AIM: Every line below is to be copied exactly, with the pictures left out.

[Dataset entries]
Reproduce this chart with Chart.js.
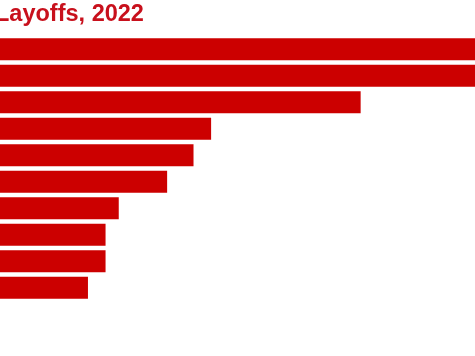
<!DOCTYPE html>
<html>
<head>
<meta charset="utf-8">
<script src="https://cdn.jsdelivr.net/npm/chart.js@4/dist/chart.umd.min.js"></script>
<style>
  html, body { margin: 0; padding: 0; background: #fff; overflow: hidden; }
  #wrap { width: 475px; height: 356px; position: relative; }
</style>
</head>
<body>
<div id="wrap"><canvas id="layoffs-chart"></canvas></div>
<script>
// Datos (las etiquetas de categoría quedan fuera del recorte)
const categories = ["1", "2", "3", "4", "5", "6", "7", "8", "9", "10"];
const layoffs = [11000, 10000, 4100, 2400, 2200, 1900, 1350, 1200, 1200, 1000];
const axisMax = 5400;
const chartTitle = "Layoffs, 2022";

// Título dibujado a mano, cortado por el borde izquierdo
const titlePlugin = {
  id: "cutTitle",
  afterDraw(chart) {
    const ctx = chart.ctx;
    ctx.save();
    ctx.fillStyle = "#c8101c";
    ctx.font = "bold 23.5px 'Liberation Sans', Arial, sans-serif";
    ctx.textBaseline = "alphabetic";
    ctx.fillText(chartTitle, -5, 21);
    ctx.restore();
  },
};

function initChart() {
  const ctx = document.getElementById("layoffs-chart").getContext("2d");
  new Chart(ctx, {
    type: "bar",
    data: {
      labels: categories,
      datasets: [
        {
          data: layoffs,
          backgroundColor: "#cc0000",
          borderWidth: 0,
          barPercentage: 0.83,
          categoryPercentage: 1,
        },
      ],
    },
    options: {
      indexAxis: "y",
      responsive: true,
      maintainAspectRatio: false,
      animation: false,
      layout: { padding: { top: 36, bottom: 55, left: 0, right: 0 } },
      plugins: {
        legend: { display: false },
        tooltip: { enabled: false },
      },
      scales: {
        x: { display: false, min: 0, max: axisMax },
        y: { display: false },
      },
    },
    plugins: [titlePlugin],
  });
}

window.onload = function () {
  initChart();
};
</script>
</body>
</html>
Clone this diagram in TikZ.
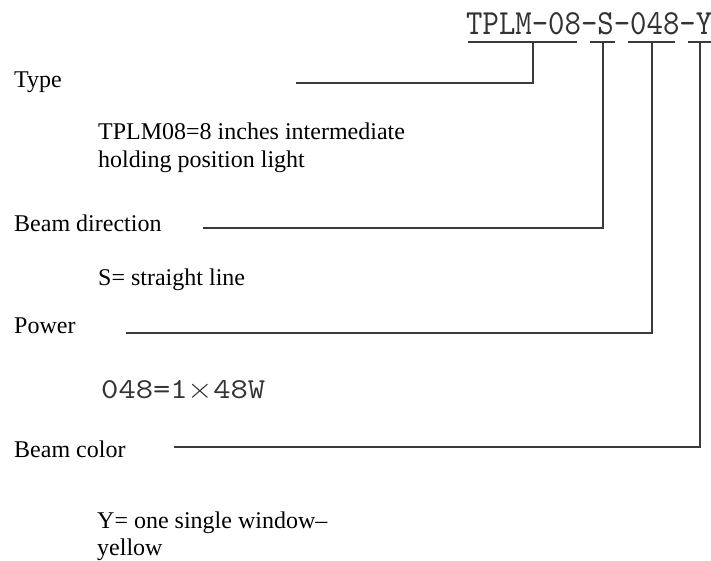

ANSWER TO THIS PROBLEM:
Reproduce this chart with Chart.js.
<!DOCTYPE html>
<html>
<head>
<meta charset="utf-8">
<script src="https://cdn.jsdelivr.net/npm/chart.js@4/dist/chart.umd.min.js"></script>
<style>
  html, body { margin: 0; padding: 0; background: #fff; overflow: hidden; }
  #wrap { width: 475px; height: 356px; position: relative; }
</style>
</head>
<body>
<div id="wrap"><canvas id="layoffs-chart"></canvas></div>
<script>
// Datos (las etiquetas de categoría quedan fuera del recorte)
const categories = ["1", "2", "3", "4", "5", "6", "7", "8", "9", "10"];
const layoffs = [11000, 10000, 4100, 2400, 2200, 1900, 1350, 1200, 1200, 1000];
const axisMax = 5400;
const chartTitle = "Layoffs, 2022";

// Título dibujado a mano, cortado por el borde izquierdo
const titlePlugin = {
  id: "cutTitle",
  afterDraw(chart) {
    const ctx = chart.ctx;
    ctx.save();
    ctx.fillStyle = "#c8101c";
    ctx.font = "bold 23.5px 'Liberation Sans', Arial, sans-serif";
    ctx.textBaseline = "alphabetic";
    ctx.fillText(chartTitle, -5, 21);
    ctx.restore();
  },
};

function initChart() {
  const ctx = document.getElementById("layoffs-chart").getContext("2d");
  new Chart(ctx, {
    type: "bar",
    data: {
      labels: categories,
      datasets: [
        {
          data: layoffs,
          backgroundColor: "#cc0000",
          borderWidth: 0,
          barPercentage: 0.83,
          categoryPercentage: 1,
        },
      ],
    },
    options: {
      indexAxis: "y",
      responsive: true,
      maintainAspectRatio: false,
      animation: false,
      layout: { padding: { top: 36, bottom: 55, left: 0, right: 0 } },
      plugins: {
        legend: { display: false },
        tooltip: { enabled: false },
      },
      scales: {
        x: { display: false, min: 0, max: axisMax },
        y: { display: false },
      },
    },
    plugins: [titlePlugin],
  });
}

window.onload = function () {
  initChart();
};
</script>
</body>
</html>
Clone this diagram in TikZ.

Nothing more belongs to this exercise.